** begin **
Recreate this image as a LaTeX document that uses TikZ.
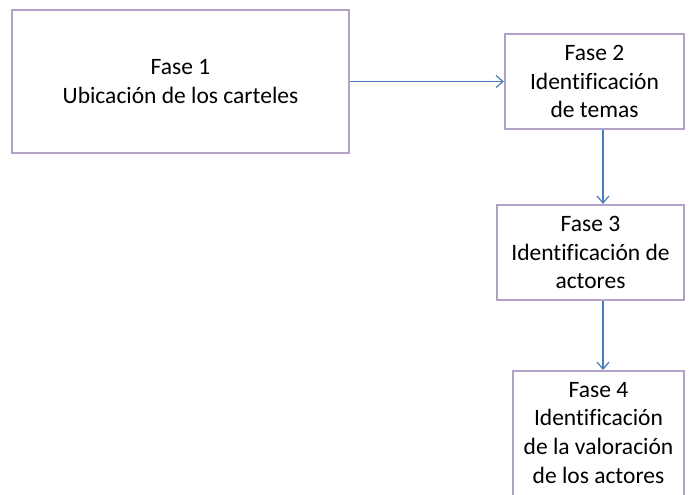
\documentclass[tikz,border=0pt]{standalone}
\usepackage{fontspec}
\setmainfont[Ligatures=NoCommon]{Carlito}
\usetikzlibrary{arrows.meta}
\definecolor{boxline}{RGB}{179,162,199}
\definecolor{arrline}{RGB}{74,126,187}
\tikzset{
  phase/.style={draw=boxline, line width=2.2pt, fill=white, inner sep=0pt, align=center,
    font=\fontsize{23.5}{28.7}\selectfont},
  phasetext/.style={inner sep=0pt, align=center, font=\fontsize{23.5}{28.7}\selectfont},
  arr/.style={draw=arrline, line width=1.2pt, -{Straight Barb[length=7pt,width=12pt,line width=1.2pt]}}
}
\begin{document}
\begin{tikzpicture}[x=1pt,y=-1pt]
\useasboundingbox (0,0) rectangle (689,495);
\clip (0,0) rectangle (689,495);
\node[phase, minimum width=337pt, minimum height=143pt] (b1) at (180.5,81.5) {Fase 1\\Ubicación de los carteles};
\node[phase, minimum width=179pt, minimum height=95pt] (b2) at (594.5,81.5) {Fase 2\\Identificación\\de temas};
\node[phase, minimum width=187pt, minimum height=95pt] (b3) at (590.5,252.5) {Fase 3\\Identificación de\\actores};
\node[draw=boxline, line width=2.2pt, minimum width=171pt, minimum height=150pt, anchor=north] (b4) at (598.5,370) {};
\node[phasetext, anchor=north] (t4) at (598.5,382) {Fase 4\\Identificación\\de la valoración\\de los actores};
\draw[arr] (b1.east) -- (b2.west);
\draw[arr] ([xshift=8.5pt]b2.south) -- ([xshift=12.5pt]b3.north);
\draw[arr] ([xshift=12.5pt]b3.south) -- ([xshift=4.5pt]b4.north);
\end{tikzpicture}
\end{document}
** end **
Omit pictures; set down the rest of the material word for word.

**TASK SOLUTION**
Recreate this image as a LaTeX document that uses TikZ.
\documentclass[tikz,border=0pt]{standalone}
\usepackage{fontspec}
\setmainfont[Ligatures=NoCommon]{Carlito}
\usetikzlibrary{arrows.meta}
\definecolor{boxline}{RGB}{179,162,199}
\definecolor{arrline}{RGB}{74,126,187}
\tikzset{
  phase/.style={draw=boxline, line width=2.2pt, fill=white, inner sep=0pt, align=center,
    font=\fontsize{23.5}{28.7}\selectfont},
  phasetext/.style={inner sep=0pt, align=center, font=\fontsize{23.5}{28.7}\selectfont},
  arr/.style={draw=arrline, line width=1.2pt, -{Straight Barb[length=7pt,width=12pt,line width=1.2pt]}}
}
\begin{document}
\begin{tikzpicture}[x=1pt,y=-1pt]
\useasboundingbox (0,0) rectangle (689,495);
\clip (0,0) rectangle (689,495);
\node[phase, minimum width=337pt, minimum height=143pt] (b1) at (180.5,81.5) {Fase 1\\Ubicación de los carteles};
\node[phase, minimum width=179pt, minimum height=95pt] (b2) at (594.5,81.5) {Fase 2\\Identificación\\de temas};
\node[phase, minimum width=187pt, minimum height=95pt] (b3) at (590.5,252.5) {Fase 3\\Identificación de\\actores};
\node[draw=boxline, line width=2.2pt, minimum width=171pt, minimum height=150pt, anchor=north] (b4) at (598.5,370) {};
\node[phasetext, anchor=north] (t4) at (598.5,382) {Fase 4\\Identificación\\de la valoración\\de los actores};
\draw[arr] (b1.east) -- (b2.west);
\draw[arr] ([xshift=8.5pt]b2.south) -- ([xshift=12.5pt]b3.north);
\draw[arr] ([xshift=12.5pt]b3.south) -- ([xshift=4.5pt]b4.north);
\end{tikzpicture}
\end{document}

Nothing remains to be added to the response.